South Asia

India Hopes for a Breather While Nepal Postpones Bill to Update Political Map

At a meeting on Tuesday evening, the Nepali government decided to postpone tabling the Bill until all the parties can forge a national consensus.

New Delhi: While the Indian government is relieved that the constitutional amendment Bill to update Nepal’s political map has been postponed, the delay seems to be more procedural, with no sign that the Nepal government has shelved it and all parties have given their principled support.

Last week, the Nepal government had issued a new political map which had incorporated Kalapani, Lipulekh and Limipiyadhura, claimed by India, into its territory. Riled, India had immediately retorted that this “cartographic assertion” will not be acceptable.

The latest conflict on the India-Nepal boundary had been triggered after India announced the completion of a link road to Lipulekh earlier this month.

On May 22, the Nepal government registered a constitutional amendment in parliament that would update the map in its national coat of arms with the new boundaries of Nepal. It was supposed to have been tabled in parliament on Wednesday, but it was postponed as Prime Minister K.P. Oli called for an all-party meeting on the passage of the Bill.

At the meeting on Tuesday evening, it was decided that the tabling of the Bill would be postponed until all the parties can forge a national consensus, as per Nepalese media reports.

While some of the political parties had sought time to get an official nod from their members, a couple of Madheshi parties reiterated their demand to revise the constitution to ameliorate the concerns of the Madheshi community.

To allow the parties more time, the discussion on the constitutional amendment Bill was removed from the parliamentary business schedule for Wednesday at the request of the Nepal government.

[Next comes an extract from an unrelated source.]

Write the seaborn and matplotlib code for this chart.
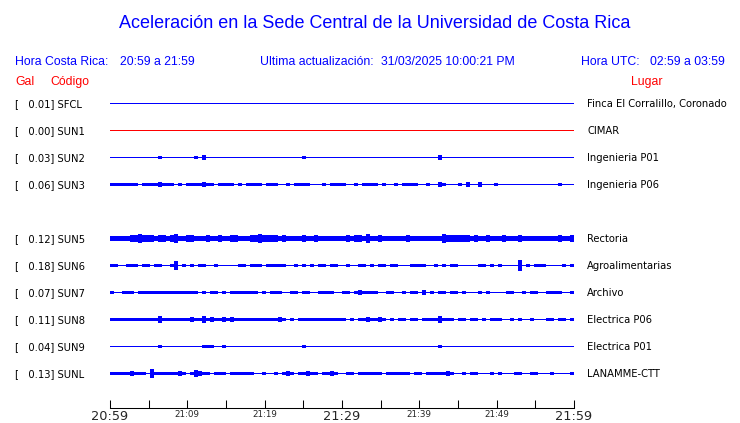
import numpy as np
import pandas as pd
import matplotlib
matplotlib.use("Agg")
import matplotlib.pyplot as plt
import seaborn as sns

# ---------------- data ----------------
codes = ["SFCL", "SUN1", "SUN2", "SUN3", "SUN5", "SUN6", "SUN7", "SUN8", "SUN9", "SUNL"]
gal = ["0.01", "0.00", "0.03", "0.06", "0.12", "0.18", "0.07", "0.11", "0.04", "0.13"]
places = ["Finca El Corralillo, Coronado", "CIMAR", "Ingenieria P01", "Ingenieria P06",
          "Rectoria", "Agroalimentarias", "Archivo", "Electrica P06", "Electrica P01",
          "LANAMME-CTT"]
rows = [0, 1, 2, 3, 5, 6, 7, 8, 9, 10]   # SUN4 slot is empty
trace_colors = ["blue", "red", "blue", "blue", "blue", "blue", "blue", "blue", "blue", "blue"]

# half-height of each trace (pixels) in 116 slices of ~31 s, 20:59 -> 21:59
traces = {
    "SFCL": "0" * 116,
    "SUN1": "0" * 116,
    "SUN2": ("0000000000" "0010000000" "0102000000" "0000000000" "0000000010" "0000000000"
             "0000000000" "0000000000" "0020000000" "0000000000" "0000000000" "000000"),
    "SUN3": ("1111111011" "1121110101" "1112110111" "1010111101" "1100101111" "0001011110"
             "0101111010" "0101111001" "0021000102" "0020001000" "0000000000" "001000"),
    "SUN5": ("2222233433" "3233234223" "3222322322" "3322233433" "3323222232" "2322222223"
             "2332422322" "2222322222" "2224333333" "2322322232" "2232222222" "223223"),
    "SUN6": ("1100111011" "0110014010" "1011001000" "0011011101" "1111001010" "1011011001"
             "0011010110" "1100011110" "0101011000" "0011010100" "0050101110" "000101"),
    "SUN7": ("1001110111" "1111111111" "1101011010" "1111111010" "1110011011" "0011110011"
             "0121111001" "1001011020" "1011011010" "0010100001" "1001011001" "111001"),
    "SUN8": ("1111111111" "1131111111" "2113121121" "2111111111" "1121010111" "1111111110"
             "1011211210" "1011011011" "1131110110" "1101011100" "1010010001" "101101"),
    "SUN9": ("0000000000" "0010000000" "0001110010" "0000000000" "0000000010" "0000000000"
             "0000000000" "0000000000" "0010000000" "0000000000" "0000000000" "000000"),
    "SUNL": ("1111121110" "4111111210" "1321101110" "1111110010" "0101210112" "1101121001"
             "1011111101" "1111101101" "1111210010" "1100010100" "0110011000" "100001"),
}

tick_minutes = list(range(0, 61, 5))
tick_text = ["20:59", "", "21:09", "", "21:19", "", "21:29", "", "21:39", "", "21:49", "", "21:59"]
big_ticks = ["20:59", "21:29", "21:59"]

# ---------------- figure ----------------
sns.set_style("white")
W, H = 740, 423
fig = plt.figure(figsize=(W / 100, H / 100), dpi=100)

def px(x, y):
    return x / W, 1 - y / H

# axes in pixel units: x 110..574, y 90..408 (y data == pixel row)
ax = fig.add_axes([110 / W, (H - 408) / H, (574 - 110) / W, (408 - 90) / H])

# centre each trace on a pixel centre so the unsmoothed fills stay crisp
row_y = [103.5 + 27 * r for r in rows]

base = pd.DataFrame({
    "minute": [0, 60] * len(codes),
    "y": [y for y in row_y for _ in range(2)],
    "code": [c for c in codes for _ in range(2)],
})
sns.lineplot(data=base, x="minute", y="y", hue="code", palette=dict(zip(codes, trace_colors)),
             legend=False, linewidth=0.72, antialiased=False, ax=ax)
for ln in ax.lines:
    ln.set_linewidth(0.72)

edges = np.linspace(0, 60, 117)
for code, y, col in zip(codes, row_y, trace_colors):
    amp = np.array([int(c) for c in traces[code]], dtype=float)
    if amp.max() == 0:
        continue
    amp = np.append(amp, amp[-1]) + 0.5
    ax.fill_between(edges, y - amp, y + amp, step="post", color=col,
                    lw=0, antialiased=False)

ax.set_xlim(0, 60)
ax.set_ylim(408, 90)
ax.set_xlabel("")
ax.set_ylabel("")
ax.set_yticks([])
for s in ["top", "left", "right"]:
    ax.spines[s].set_visible(False)
ax.spines["bottom"].set_color("black")
ax.spines["bottom"].set_linewidth(0.75)
ax.set_xticks(tick_minutes)
ax.set_xticklabels(tick_text, family="DejaVu Sans")
ax.tick_params(axis="x", direction="in", length=5.8, width=0.75, color="black", pad=1.2, bottom=True)
for lab in ax.get_xticklabels():
    lab.set_fontsize(9.3 if lab.get_text() in big_ticks else 6.3)
ax.patch.set_alpha(0)

# ---------------- texts ----------------
blue = "#0000FF"
red = "#FF0000"
fig.text(*px(375, 28), "Aceleración en la Sede Central de la Universidad de Costa Rica",
         ha="center", va="baseline", color=blue, fontsize=12.95, family="Liberation Sans")

hdr = dict(va="baseline", color=blue, fontsize=8.8, family="Liberation Sans")
fig.text(*px(15, 65), "Hora Costa Rica:", **hdr)
fig.text(*px(120, 65), "20:59 a 21:59", **hdr)
fig.text(*px(260, 65), "Ultima actualización:", **hdr)
fig.text(*px(381, 65), "31/03/2025 10:00:21 PM", **hdr)
fig.text(*px(581, 65), "Hora UTC:", **hdr)
fig.text(*px(650, 65), "02:59 a 03:59", **hdr)

sub = dict(va="baseline", color=red, fontsize=8.8, family="Liberation Sans")
fig.text(*px(15, 85), "Gal", **sub)
fig.text(*px(50, 85), "Código", **sub)
fig.text(*px(631, 85), "Lugar", **sub)

for g, code, place, y in zip(gal, codes, places, row_y):
    fig.text(*px(15, y + 3.6), f"[   {g}] {code}", va="baseline", color="black",
             fontsize=7.2, family="DejaVu Sans")
    fig.text(*px(587, y + 3.6), place, va="baseline", color="black",
             fontsize=7.2, family="DejaVu Sans")

fig.savefig("out.png", dpi=100, facecolor="white")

Meanwhile, back in New Delhi, there was no official statement on the delay in tabling the constitutional amendment.

But, official sources said that the Indian government had taken “note that there is a larger ongoing debate on this matter in Nepal”. “It underlines the seriousness of this issue. It also demonstrates the value being attached to relations between Nepal and India,” they said.

India’s new political map (left) includes the territory of Kalapani. Nepal’s official map (right) also shows Kalapani inside its border. Photo: India’s home ministry and Nepal’s survey department

Also Read: The Kalapani Imbroglio: Has India Pushed Nepal Too Far?

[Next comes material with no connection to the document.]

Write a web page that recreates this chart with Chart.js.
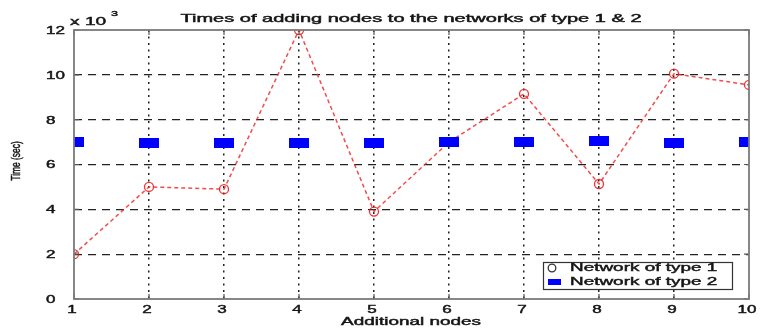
<!DOCTYPE html>
<html>
<head>
<meta charset="utf-8">
<script src="https://cdn.jsdelivr.net/npm/chart.js@4.4.0/dist/chart.umd.min.js"></script>
<style>
  html, body { margin: 0; padding: 0; background: #fff; }
  #wrap { width: 760px; height: 329px; }
</style>
</head>
<body>
<div id="wrap"><canvas id="c" width="760" height="329"></canvas></div>
<script>
// Additional nodes (x) and times in seconds for each network type
const addedNodes = [1, 2, 3, 4, 5, 6, 7, 8, 9, 10];
const timesType1 = [2000, 5000, 4900, 12000, 3900, 7000, 9150, 5130, 10050, 9550];
const timesType2 = [6990, 6970, 6980, 6980, 6960, 7020, 7020, 7030, 6950, 7020];
const yTicks = [0, 2000, 4000, 6000, 8000, 10000, 12000];
const seriesNames = ['Network of type 1', 'Network of type 2'];
const titleText = 'Times of adding nodes to the networks of type 1 & 2';
const xTitle = 'Additional nodes';
const yTitle = 'Time (sec)';

const FONT = '"Liberation Sans", Arial, sans-serif';
const TEXT = '#151515';

// wide blue block used as the marker for type 2
function blockMarker(w, h, color) {
  const cv = document.createElement('canvas');
  cv.width = w; cv.height = h;
  const g = cv.getContext('2d');
  g.fillStyle = color;
  g.fillRect(0, 0, w, h);
  return cv;
}
const blueBlock = blockMarker(20, 10, '#0000ff');

const toPoints = arr => addedNodes.map((x, i) => ({ x: x, y: arr[i] }));

// text drawn with a wide horizontal stretch and a slightly heavy stroke
function wideText(ctx, str, x, y, align, size, sx, sy, rot) {
  ctx.save();
  ctx.font = size + 'px ' + FONT;
  ctx.textAlign = align;
  ctx.textBaseline = 'middle';
  ctx.translate(x, y);
  if (rot) ctx.rotate(rot);
  ctx.scale(sx, sy);
  ctx.fillStyle = TEXT;
  ctx.strokeStyle = TEXT;
  ctx.lineWidth = 0.45;
  ctx.fillText(str, 0, 0);
  ctx.strokeText(str, 0, 0);
  ctx.restore();
}

// frame, tick labels, title, multiplier, axis titles and the boxed legend
const decorations = {
  id: 'decorations',
  afterDraw(chart) {
    const { ctx, chartArea: a } = chart;
    const xs = chart.scales.x, ys = chart.scales.y;
    ctx.save();

    // short inward tick marks on all four sides
    ctx.strokeStyle = '#555';
    ctx.lineWidth = 1.2;
    ctx.beginPath();
    addedNodes.forEach(v => {
      const px = xs.getPixelForValue(v);
      ctx.moveTo(px, a.top); ctx.lineTo(px, a.top + 5);
      ctx.moveTo(px, a.bottom); ctx.lineTo(px, a.bottom - 5);
    });
    yTicks.forEach(v => {
      const py = ys.getPixelForValue(v);
      ctx.moveTo(a.left, py); ctx.lineTo(a.left + 5, py);
      ctx.moveTo(a.right, py); ctx.lineTo(a.right - 5, py);
    });
    ctx.stroke();

    ctx.strokeStyle = '#7a7a7a';
    ctx.lineWidth = 1.8;
    ctx.strokeRect(a.left, a.top, a.right - a.left, a.bottom - a.top);

    // tick labels
    yTicks.forEach(v => {
      wideText(ctx, String(v / 1000), 46, ys.getPixelForValue(v) + 1, 'left', 11, 1.55, 0.95);
    });
    addedNodes.forEach(v => {
      wideText(ctx, String(v), xs.getPixelForValue(v) - 2, 310, 'center', 11, 1.55, 0.95);
    });

    wideText(ctx, titleText, 411, 19, 'center', 11, 1.82, 0.95);
    wideText(ctx, xTitle, 411, 322, 'center', 11, 1.72, 0.95);

    // exponent note at top of the y axis
    wideText(ctx, 'x 10', 70, 22, 'left', 12, 1.6, 0.9);
    wideText(ctx, '3', 111, 14, 'left', 9, 1.4, 0.9);

    // vertical axis title
    wideText(ctx, yTitle, 16, 161, 'center', 12, 0.7, 1.1, -Math.PI / 2);

    // legend box
    const bx = 543, by = 262, bw = 189, bh = 27;
    ctx.fillStyle = '#fff';
    ctx.fillRect(bx, by, bw, bh);
    ctx.strokeStyle = '#333';
    ctx.lineWidth = 1.2;
    ctx.strokeRect(bx + 0.5, by + 0.5, bw, bh);

    ctx.strokeStyle = '#333';
    ctx.lineWidth = 1.3;
    ctx.beginPath();
    ctx.arc(552, 268, 3.8, 0, Math.PI * 2);
    ctx.stroke();
    ctx.fillStyle = '#0000ff';
    ctx.fillRect(548, 279, 13, 6);

    wideText(ctx, seriesNames[0], 570, 268, 'left', 11, 1.72, 0.95);
    wideText(ctx, seriesNames[1], 570, 282, 'left', 11, 1.72, 0.95);
    ctx.restore();
  }
};

const edgeHidden = ctx => {
  const s = ctx.scale;
  return (ctx.tick && (ctx.tick.value === s.min || ctx.tick.value === s.max)) ? 'rgba(0,0,0,0)' : '#222';
};

new Chart(document.getElementById('c'), {
  type: 'line',
  data: {
    datasets: [
      {
        label: seriesNames[0],
        data: toPoints(timesType1),
        borderColor: 'rgba(240,45,45,0.85)',
        borderWidth: 1.5,
        borderDash: [4, 3],
        pointStyle: 'circle',
        pointRadius: 4.5,
        pointBorderColor: 'rgba(235,30,30,0.9)',
        pointBackgroundColor: 'rgba(255,255,255,0)',
        pointBorderWidth: 1.3,
        tension: 0,
        order: 2
      },
      {
        label: seriesNames[1],
        data: toPoints(timesType2),
        showLine: false,
        pointStyle: blueBlock,
        pointRadius: 10,
        order: 1
      }
    ]
  },
  options: {
    responsive: false,
    animation: false,
    events: [],
    layout: { padding: { top: 30, right: 5, left: 0, bottom: 0 } },
    plugins: {
      legend: { display: false },
      title: { display: false },
      tooltip: { enabled: false }
    },
    scales: {
      x: {
        type: 'linear',
        min: 1,
        max: 10,
        afterFit: s => { s.height = 30; s.paddingLeft = 0; s.paddingRight = 0; },
        ticks: { stepSize: 1, display: false },
        grid: { color: edgeHidden, lineWidth: 1.5, drawTicks: false },
        border: { display: false, dash: [2, 4.5] }
      },
      y: {
        min: 0,
        max: 12000,
        afterFit: s => { s.width = 74; },
        afterBuildTicks: s => { s.ticks = yTicks.map(v => ({ value: v })); },
        ticks: { display: false },
        grid: { color: edgeHidden, lineWidth: 1.2, drawTicks: false },
        border: { display: false, dash: [8, 6] }
      }
    }
  },
  plugins: [decorations]
});
</script>
</body>
</html>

Stating that they were monitoring the situation, sources also added that border issues are “sensitive by nature and require trust and confidence to be resolved to mutual satisfaction”. It effectively signals that the Indian government is hoping that the Nepal side would read between the lines and get the message that the border talks could not be expedited and require tempers to cool down.

As the Kathmandu Post reported, a constitutional amendment Bill requires to be approved by a two-thirds majority in both houses of Nepal’s federal parliament.

The ruling Nepal communist party has the required strength in the upper house, it is ten short of the two-thirds majority of 184 seats in the lower House of Representatives.

So far, no party has expressed any opposition or criticism of the amendment Bill.

However, Madhes-based parties have also raised that their concerns about representation and citizenship should be addressed as the constitution was being revised for the second time. But, they have been also insisted that they do not oppose this issue of “national interest”.

The Nepali Congress, the principal opposition, had said that they wanted the endorsement of the central working committee before they gave their official assent.

In fact, the Nepali Congress issued a press release on Wednesday expressing dissatisfaction over certain reports in the media that the constitutional amendment Bill has been removed from the schedule due to the party’s request.

Taking to Twitter on Wednesday evening, Nepali Congress president Sher Bahadur Deuba urged people not to heed “misleading” information. “We are clear that Limpiyadhura, Kalapani and Lipulekh are part of Nepal. Therefore, the proposed amendment to the constitution registered in the parliament is positive,” Deuba said. He added that the central working committee will take an institutional decision on Thursday.

The Nepali Congress also pointed out that they had supported the release of the new political map.

While India is hoping that the constitutional amendment Bill is postponed, the Nepal government is still insisting that it will be cleared by the end of this week.

A report in the Kathmandu Post on Thursday clearly indicates that Nepal’s political parties are jostling to garner political capital from this move, so that the nationalist government of PM Oli does not have all the advantage.

Blaming the government for the delay in tabling the Bill, the Nepali Congress said that the discussions could have started two days after it was introduced in parliament.

The Indian government’s reference to creating a positive atmosphere for any talks was assumed to be a signal that the passage of the constitutional amendment Bill would not be helpful. While the opposition blamed the Nepal government, ruling party functionaries pointed the finger back at the Congress.

“If the Congress party desires, we can present the proposal on Friday itself, as tomorrow [Thursday] is the budget day… The amendment proposal won’t be delayed at any cost. We will take a shortcut if necessary,” Subas Chandra Nembang, deputy parliamentary party leader of the Nepal Communist Party (NCP) told the Post.